-- start Extracted information --

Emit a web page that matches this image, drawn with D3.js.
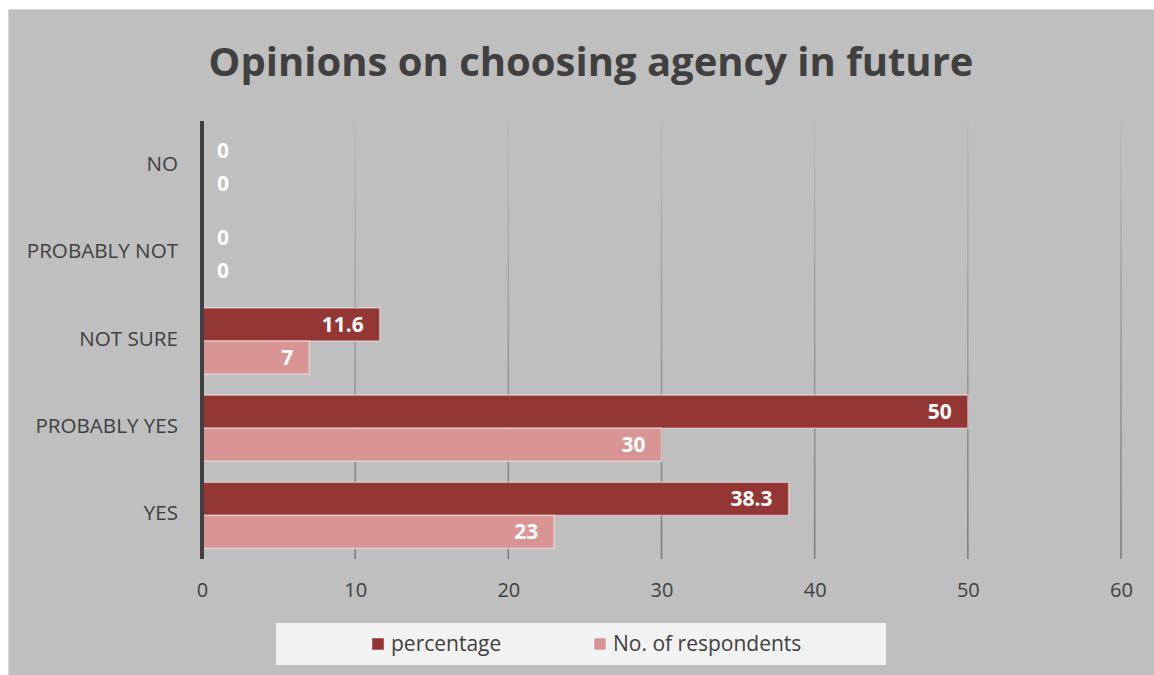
<!DOCTYPE html>
<html>
<head>
<meta charset="utf-8">
<script src="https://cdn.jsdelivr.net/npm/d3@7/dist/d3.min.js"></script>
<style>
  html, body { margin: 0; padding: 0; background: #ffffff; }
  svg { display: block; }
</style>
</head>
<body>
<svg id="chart" width="1154" height="675"></svg>
<script>
// Categories, top to bottom
const categories = ["NO", "PROBABLY NOT", "NOT SURE", "PROBABLY YES", "YES"];
// Series
const seriesNames = ["percentage", "No. of respondents"];
const percentage = [0, 0, 11.6, 50, 38.3];
const respondents = [0, 0, 7, 30, 23];
const xTicks = [0, 10, 20, 30, 40, 50, 60];
const title = "Opinions on choosing agency in future";

const colors = ["#943634", "#d99594"];
const font = "'Open Sans', 'Noto Sans', sans-serif";

const svg = d3.select("#chart");
const W = 1154, H = 675;

// Chart area background
svg.append("rect")
  .attr("x", 8.5).attr("y", 9.5)
  .attr("width", W - 8).attr("height", H - 9)
  .attr("fill", "#bfbfbf")
  .attr("stroke", "#d9d9d9").attr("stroke-width", 1);

// Title
svg.append("text")
  .attr("x", 591).attr("y", 76)
  .attr("text-anchor", "middle")
  .attr("font-family", font)
  .attr("font-weight", 700)
  .attr("font-size", 40)
  .attr("fill", "#404040")
  .text(title);

// Scales
const x = d3.scaleLinear().domain([0, 60]).range([202, 1121]);
const y = d3.scaleBand().domain(categories).range([123, 559]).padding(0);
const yInner = d3.scaleBand().domain(seriesNames)
  .range([0, y.step()]).paddingInner(0).paddingOuter(0.32);

// Gridline gradient (lighter at top, darker at bottom)
const defs = svg.append("defs");
const grad = defs.append("linearGradient")
  .attr("id", "gridGrad")
  .attr("gradientUnits", "userSpaceOnUse")
  .attr("x1", 0).attr("y1", 121).attr("x2", 0).attr("y2", 559);
grad.append("stop").attr("offset", "0%").attr("stop-color", "#bababa");
grad.append("stop").attr("offset", "100%").attr("stop-color", "#7a7a7a");

// Vertical gridlines
const xAxis = d3.axisBottom(x).tickValues(xTicks).tickSize(0).tickPadding(0);
const gx = svg.append("g");
gx.selectAll("line.grid")
  .data(xTicks.filter(d => d !== 0))
  .enter().append("line")
  .attr("class", "grid")
  .attr("x1", d => x(d)).attr("x2", d => x(d))
  .attr("y1", 121).attr("y2", 559)
  .attr("stroke", "url(#gridGrad)")
  .attr("stroke-width", 1.5);

// Tick labels on the value axis
const axisG = svg.append("g").attr("transform", "translate(0,590)").call(xAxis);
axisG.select(".domain").remove();
axisG.selectAll("text")
  .attr("dy", "0.35em")
  .attr("font-family", font)
  .attr("font-size", 20)
  .attr("fill", "#404040");

// Bars
const rows = categories.map((c, i) => ({
  cat: c,
  values: [
    { key: seriesNames[0], value: percentage[i], color: colors[0] },
    { key: seriesNames[1], value: respondents[i], color: colors[1] }
  ]
}));

const groups = svg.append("g").selectAll("g")
  .data(rows).enter().append("g")
  .attr("transform", d => `translate(0,${y(d.cat)})`);

groups.selectAll("rect")
  .data(d => d.values).enter().append("rect")
  .attr("x", x(0))
  .attr("y", d => yInner(d.key))
  .attr("width", d => x(d.value) - x(0))
  .attr("height", yInner.bandwidth())
  .attr("fill", d => d.color)
  .attr("stroke", d => d.value > 0 ? "rgba(255,255,255,0.45)" : "none")
  .attr("stroke-width", 1.5);

// Data labels
groups.selectAll("text.lbl")
  .data(d => d.values).enter().append("text")
  .attr("class", "lbl")
  .attr("x", d => d.value > 0 ? x(d.value) - 16 : x(0) + 15)
  .attr("y", d => yInner(d.key) + yInner.bandwidth() / 2)
  .attr("dy", "0.36em")
  .attr("text-anchor", d => d.value > 0 ? "end" : "start")
  .attr("font-family", font)
  .attr("font-weight", 700)
  .attr("font-size", 21)
  .attr("fill", "#ffffff")
  .text(d => d.value);

// Category axis
const yAxis = d3.axisLeft(y).tickSize(0).tickPadding(0);
const yG = svg.append("g").attr("transform", "translate(178,-2)").call(yAxis);
yG.select(".domain").remove();
yG.selectAll("text")
  .attr("font-family", font)
  .attr("font-size", 20.6)
  .attr("fill", "#404040");

// Zero line
svg.append("line")
  .attr("x1", x(0)).attr("x2", x(0))
  .attr("y1", 121).attr("y2", 559)
  .attr("stroke", "#404040")
  .attr("stroke-width", 4);

// Legend
const legend = svg.append("g");
legend.append("rect")
  .attr("x", 276).attr("y", 623)
  .attr("width", 610).attr("height", 42)
  .attr("fill", "#f2f2f2");
const legendX = [372, 594];
seriesNames.forEach((name, i) => {
  legend.append("rect")
    .attr("x", legendX[i]).attr("y", 638)
    .attr("width", 12).attr("height", 12)
    .attr("fill", colors[i])
    .attr("stroke", "rgba(255,255,255,0.45)")
    .attr("stroke-width", 1);
  legend.append("text")
    .attr("x", legendX[i] + 19).attr("y", 644)
    .attr("dy", "0.35em")
    .attr("font-family", font)
    .attr("font-size", 21)
    .attr("fill", "#404040")
    .text(name);
});
</script>
</body>
</html>
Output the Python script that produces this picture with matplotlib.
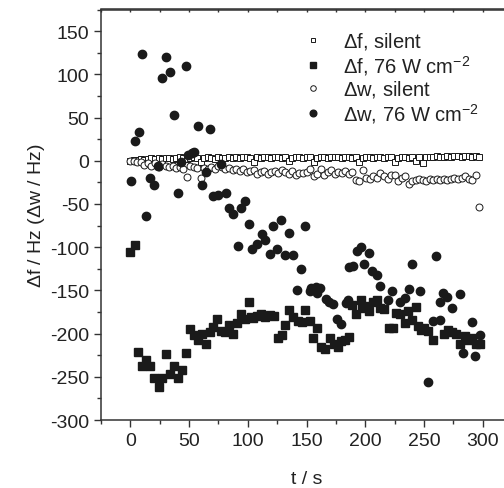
import numpy as np
import matplotlib
matplotlib.use("Agg")
import matplotlib.pyplot as plt
from matplotlib.ticker import MultipleLocator

plt.rcParams['font.family'] = ['Liberation Sans', 'DejaVu Sans']
plt.rcParams['mathtext.fontset'] = 'custom'
plt.rcParams['mathtext.rm'] = 'Liberation Sans'
plt.rcParams['mathtext.default'] = 'regular'
plt.rcParams['axes.unicode_minus'] = False

# silent runs: sampled every 3 s
t_silent = np.arange(0, 300, 3)
df_silent = [0, 1, 1, 2, 1, 2, 3, 2, 3, 2,
             3, 3, 2, 3, 4, 3, 2, 3, 4, 3,
             -1, 3, 4, 3, 2, 4, 3, 3, 4, 3,
             4, 3, 4, 4, 3, -1, 4, 3, 4, 4,
             3, 4, 4, 3, 4, 0, 3, 4, 4, 3,
             4, 4, -1, 3, 4, 4, 3, 4, 4, 4,
             3, 4, 4, 3, 4, -2, 3, 4, 4, 3,
             4, 4, 3, 4, 4, -2, 3, 4, 4, 3,
             4, 0, 4, -3, 4, 4, 4, 5, 4, 4,
             5, 4, 5, 5, 4, 5, 5, 4, 5, 4]
dw_silent = [0, 0, -1, -2, -5, -3, -6, -3, -7, -4,
             -6, -7, -6, -8, -7, -9, -19, -6, -7, -8,
             -20, -8, -9, -7, -9, -6, -7, -9, -8, -11,
             -9, -12, -10, -13, -12, -11, -15, -13, -12, -15,
             -13, -12, -14, -11, -13, -15, -12, -16, -14, -14,
             -13, -9, -18, -15, -10, -17, -13, -11, -15, -13,
             -14, -12, -15, -13, -22, -23, -11, -20, -21, -18,
             -20, -14, -18, -21, -17, -16, -24, -20, -18, -27,
             -23, -22, -21, -22, -23, -21, -22, -21, -22, -21,
             -22, -21, -20, -21, -20, -18, -21, -22, -17, -53]

# 76 W cm-2 runs
t_df_us = [0, 4, 6.8, 10, 13.4, 16.8, 20.5, 24, 27, 30.4, 33.8, 37.5, 40.6, 44,
           47.5, 50.9, 54, 57.7, 61.1, 64.5, 67.9, 70.7, 74.1, 77.6, 81, 84.4,
           87.8, 91.2, 94.6, 98, 101.4, 103, 104.8, 108.2, 111.6, 115, 118.5,
           121.9, 125.5, 129, 132, 135.5, 138.9, 142.6, 146.3, 148.6, 152.6,
           155.4, 159, 162.5, 166, 169.6, 173, 176.7, 179.6, 183.2, 186.1, 189,
           192.3, 196, 197.5, 199.4, 202.8, 206.5, 210.3, 212.2, 215.9, 220.2,
           223.6, 226.4, 229.9, 233.5, 236.3, 239.8, 243.5, 245, 247.8, 249.7,
           253.4, 257.7, 266.8, 270.4, 274.2, 277.6, 281, 284.7, 287.5, 291.2,
           294.6, 297.5]
df_us = [-106, -97, -221, -238, -230, -238, -251, -262, -251, -224, -247, -237,
         -251, -242, -223, -195, -202, -208, -200, -212, -198, -192, -183, -197,
         -198, -190, -201, -188, -177, -183, -164, -181, -182, -180, -177, -181,
         -178, -180, -205, -202, -190, -173, -181, -185, -187, -173, -185, -205,
         -193, -216, -218, -205, -212, -215, -209, -207, -204, -167, -177, -161,
         -170, -168, -174, -163, -161, -170, -172, -193, -194, -176, -177, -188,
         -174, -184, -169, -191, -196, -193, -197, -208, -200, -196, -198, -201,
         -212, -203, -208, -205, -212, -212]

t_dw_us = [0.3, 3.7, 7.1, 10.3, 13.6, 17, 20.5, 23.3, 27.3, 30.4, 34, 37.2, 40.6,
           43.2, 47, 49.4, 52.6, 54.5, 57.4, 61.1, 64.2, 67.6, 70.7, 74.4, 77.6,
           81.2, 84.1, 87.5, 91.5, 94.6, 97.7, 101.2, 104, 108, 111.9, 115,
           118.5, 121.6, 125.3, 128.4, 131.9, 134.9, 138.7, 141.8, 145.5, 148.6,
           152.6, 154, 157.7, 158.8, 161.7, 166.2, 169, 172.4, 176.2, 179.5,
           183.8, 185.2, 186.6, 189.2, 192.9, 196.6, 199.2, 202.8, 206.2, 210,
           212.5, 219.3, 222.7, 230, 233.5, 237, 240.1, 246.9, 253.4, 257.7, 260,
           263.4, 263.6, 266.5, 269.6, 273.8, 280.4, 283.5, 290.6, 293.8, 297.4]
dw_us = [-23, 23, 33, 123, -64, -20, -28, -6, 96, 120, 103, 53, -37, -2, 110, 7,
         9, 10, 40, -28, -13, 37, -41, -40, -4, -37, -55, -62, -99, -55, -47,
         -73, -102, -96, -85, -92, -108, -75, -102, -69, -109, -84, -109, -150,
         -125, -76, -151, -147, -146, -153, -147, -160, -163, -166, -183, -189,
         -165, -161, -123, -122, -105, -100, -120, -107, -128, -132, -145, -161,
         -151, -163, -159, -148, -119, -151, -256, -185, -110, -184, -164, -153,
         -158, -170, -154, -223, -187, -226, -202]

labels = [r'$\Delta$f, silent', r'$\Delta$f, 76 W cm$^{\mathrm{-2}}$',
          r'$\Delta$w, silent', r'$\Delta$w, 76 W cm$^{\mathrm{-2}}$']

fig = plt.figure(figsize=(5.04, 4.89), dpi=100)
ax = fig.add_axes([101 / 504, 68 / 489, 411 / 504, 410.5 / 489])

ink = '#1a1a1a'
ax.plot(t_silent, df_silent, 's', mfc='white', mec=ink, mew=0.7, ms=4.4,
        label=labels[0], zorder=3)
ax.plot(t_df_us, df_us, 's', color=ink, ms=5.2, label=labels[1], zorder=4)
ax.plot(t_silent, dw_silent, 'o', mfc='white', mec=ink, mew=0.7, ms=5.0,
        label=labels[2], zorder=3)
ax.plot(t_dw_us, dw_us, 'o', color=ink, ms=6.0, label=labels[3], zorder=5)

ax.set_xlim(-25, 325)
ax.set_ylim(-300, 175)
ax.xaxis.set_minor_locator(MultipleLocator(25))
ax.yaxis.set_minor_locator(MultipleLocator(25))
ax.set_yticks(np.arange(-300, 151, 50))
ax.set_xticks(np.arange(0, 301, 50))

for s in ax.spines.values():
    s.set_linewidth(1.1)
    s.set_color('#333333')
ax.spines['right'].set_visible(False)

ax.tick_params(which='major', direction='out', length=5, width=1, labelsize=14,
               colors='#333333', labelcolor='#222222')
ax.tick_params(which='minor', direction='out', length=3, width=1, colors='#333333')

top = ax.secondary_xaxis('top')
top.set_xticks(np.arange(0, 301, 50))
top.xaxis.set_minor_locator(MultipleLocator(25))
top.tick_params(which='both', direction='in', length=2.5, width=1, labeltop=False,
                colors='#333333')
top.spines['top'].set_linewidth(1.1)
top.spines['top'].set_color('#333333')

ax.set_xlabel('t / s', fontsize=14, color='#222222', labelpad=15)
ax.set_ylabel(r'$\Delta$f / Hz ($\Delta$w / Hz)', fontsize=14, color='#222222', labelpad=2)

leg = ax.legend(loc='upper left', bbox_to_anchor=(293 / 504, 466 / 489),
                bbox_transform=fig.transFigure, frameon=False, fontsize=14.5,
                handletextpad=0.9, labelspacing=0.08, handlelength=1.2, markerscale=0.8,
                borderaxespad=0)
for txt in leg.get_texts():
    txt.set_color('#222222')

fig.savefig('out.png', dpi=100)
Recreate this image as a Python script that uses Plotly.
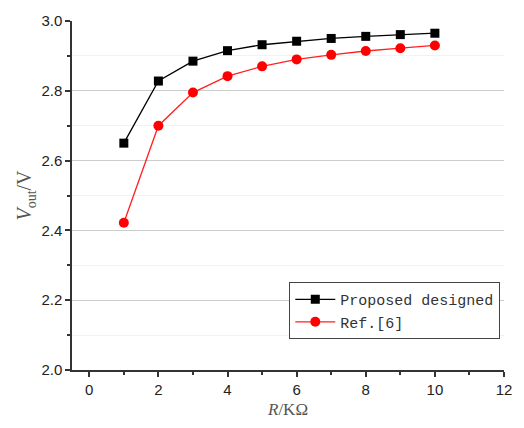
import plotly.graph_objects as go

r_kohm = [1, 2, 3, 4, 5, 6, 7, 8, 9, 10]
proposed = [2.650, 2.828, 2.885, 2.915, 2.932, 2.942, 2.950, 2.956, 2.961, 2.965]
ref6 = [2.422, 2.700, 2.795, 2.842, 2.870, 2.890, 2.903, 2.914, 2.922, 2.930]
series_names = ["Proposed designed", "Ref.[6]"]

fig = go.Figure()
fig.add_trace(go.Scatter(x=r_kohm, y=proposed, name=series_names[0], mode="lines+markers",
                         line=dict(color="black", width=1.3),
                         marker=dict(symbol="square", size=9, color="black")))
fig.add_trace(go.Scatter(x=r_kohm, y=ref6, name=series_names[1], mode="lines+markers",
                         line=dict(color="#ff2020", width=1.3),
                         marker=dict(symbol="circle", size=10, color="#ff0000")))

axis_font = dict(family="Liberation Sans, Arial", size=15, color="#222")
fig.update_layout(
    width=524, height=428,
    margin=dict(l=72, r=14, t=17, b=57),
    paper_bgcolor="white", plot_bgcolor="white",
    showlegend=True,
    legend=dict(x=0.503, y=0.252, xanchor="left", yanchor="top",
                bordercolor="#444", borderwidth=1, bgcolor="white",
                font=dict(family="Liberation Mono", size=15, color="#333"),
                tracegroupgap=0, itemwidth=40),
    xaxis=dict(range=[-0.5, 12], dtick=2, tick0=0, showgrid=False, zeroline=False,
               showline=True, linecolor="#333", linewidth=1.5,
               ticks="outside", ticklen=5, tickcolor="#333", tickwidth=1.5,
               tickfont=axis_font,
               minor=dict(dtick=1, ticks="outside", ticklen=3, tickcolor="#333", showgrid=False),
               title=dict(text="<i>R</i>/KΩ", font=dict(family="Liberation Serif", size=17, color="#555"),
                          standoff=6)),
    yaxis=dict(range=[2.0, 3.0], dtick=0.2, tick0=2.0, tickformat=".1f",
               showgrid=True, gridcolor="#cccccc", gridwidth=1, zeroline=False,
               showline=True, linecolor="#333", linewidth=1.5,
               ticks="outside", ticklen=5, tickcolor="#333", tickwidth=1.5,
               tickfont=axis_font,
               minor=dict(dtick=0.1, ticks="outside", ticklen=3, tickcolor="#333",
                          showgrid=True, gridcolor="#f2f2f2", gridwidth=1),
               title=dict(text="<i>V</i><sub>out</sub>/V", font=dict(family="Liberation Serif", size=20, color="#555"),
                          standoff=4)),
)

fig.write_html("out.html")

-- end Extracted information --

**Task details**. Keep the pictures out, and extract only the lines that begin at the one containing "Output the Python" and end at the one containing "from matplotlib.ticker import MultipleLocator", inclusive.

**Full solution**.
Output the Python script that produces this picture with matplotlib.
import numpy as np
import matplotlib
matplotlib.use("Agg")
import matplotlib.pyplot as plt
from matplotlib.ticker import MultipleLocator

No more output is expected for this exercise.